Le reporting sur la durabilité ne doit pas masquer la nécessaire réforme des entreprises européennes
Entreprises. En 2024 entrera en application la directive européenne sur la publication d’informations extra-financières relatives à la durabilité, dite « CSRD » (Corporate Sustainability Reporting Directive). Elle impose aux entreprises d’évaluer leurs impacts sur l’environnement et la société en suivant des standards définis par l’Union européenne (UE). La directive inclut les impacts sur le climat, la biodiversité, l’eau et les ressources marines, et l’économie circulaire.
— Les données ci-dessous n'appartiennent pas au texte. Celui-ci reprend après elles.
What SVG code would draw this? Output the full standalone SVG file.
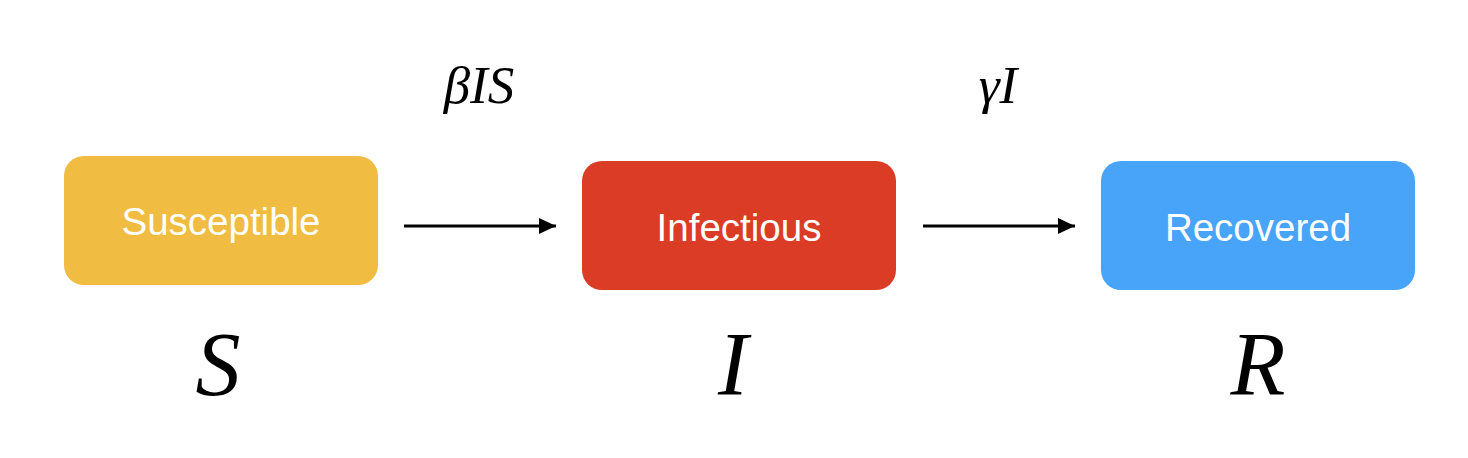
<svg xmlns="http://www.w3.org/2000/svg" width="1468" height="458" viewBox="0 0 1468 458">
<style>
.box-label{font-family:"Liberation Sans",Arial,sans-serif;font-size:38.5px;fill:#ffffff;text-anchor:middle}
.math{font-family:"Liberation Serif","Times New Roman",serif;font-style:italic;fill:#000000;text-anchor:middle}
.conn{stroke:#000000;stroke-width:3;fill:none}
</style>
<defs>
<marker id="arrow" markerWidth="17" markerHeight="16" refX="17" refY="8" orient="auto" markerUnits="userSpaceOnUse">
<path d="M0,0 L17,8 L0,16 Z" fill="#000000"/>
</marker>
</defs>
<rect width="1468" height="458" fill="#ffffff"/>
<g id="susceptible">
<rect x="64" y="156" width="314" height="129" rx="20" fill="#F0BC42"/>
<text class="box-label" x="221" y="235">Susceptible</text>
</g>
<g id="infectious">
<rect x="582" y="161" width="314" height="129" rx="20" fill="#DB3C26"/>
<text class="box-label" x="739" y="241">Infectious</text>
</g>
<g id="recovered">
<rect x="1101" y="161" width="314" height="129" rx="20" fill="#48A4F8"/>
<text class="box-label" x="1258" y="241">Recovered</text>
</g>
<g id="connectors">
<line class="conn" x1="404" y1="226" x2="556" y2="226" marker-end="url(#arrow)"/>
<line class="conn" x1="923" y1="226" x2="1075" y2="226" marker-end="url(#arrow)"/>
</g>
<g id="labels">
<text class="math" x="479" y="103" font-size="53">βIS</text>
<text class="math" x="998" y="103" font-size="53">γI</text>
<text class="math" x="218" y="395" font-size="90">S</text>
<text class="math" x="733" y="395" font-size="90">I</text>
<text class="math" x="1258" y="395" font-size="90">R</text>
</g>
</svg>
Sur le plan social, elle concerne aussi les droits des travailleurs tout au long de la chaîne de valeur. Cette directive a été largement saluée, tant par les gouvernements que par des ONG. Cependant, ce consensus ne doit pas masquer les limites du texte.
D’une part, ces mesures n’imposent pas aux entreprises de réduire ou d’améliorer leurs impacts, mais seulement de fournir une information fiable et standardisée sur ceux-ci.
D’autre part, les sciences de gestion ont souvent rappelé que l’obligation de reporting n’entraîne pas nécessairement un comportement vertueux…
Des choix éclairés
Certes, ces données pourraient être précieuses pour l’action des ONG et d’autres acteurs concernés. Mais pour influer directement sur l’action des entreprises, la directive cherche avant tout à fournir aux investisseurs une information extra-financière fiable et comparable qui leur permettra de faire des choix éclairés et d’améliorer leurs propres impacts. La logique de la directive est donc fondée sur l’idée – peu habituelle il est vrai – que les investisseurs et les actionnaires sont engagés en faveur de la durabilité, et qu’il leur manquait une information crédible et normalisée pour décider.
Or, qu’est-ce qui garantit que les investisseurs ne privilégieront pas la rentabilité et seront sensibles aux nouveaux reportings ? Et s’ils n’en tiennent pas compte, quel sera alors le comportement des entreprises ? Forcées de mesurer et de publier des résultats qui laissent indifférents leurs futurs actionnaires, elles se limiteront à une conformité minimale à leurs obligations, en ménageant leur réputation vis-à-vis des ONG et du grand public. Ce phénomène s’observe depuis longtemps dans le reporting financier. Un devoir majeur des entreprises est leur contribution fiscale.
On sait, hélas, que le reporting du bénéfice imposable, même sincère et juste, n’a pas arrêté les tentations d’optimisation fiscale… L’UE espère-t-elle que le reporting sur la durabilité permettra aux dirigeants d’entreprise d’imposer à leurs actionnaires un nouvel arbitrage entre rentabilité et durabilité ? C’est le pari (trop ?) risqué de la CSRD.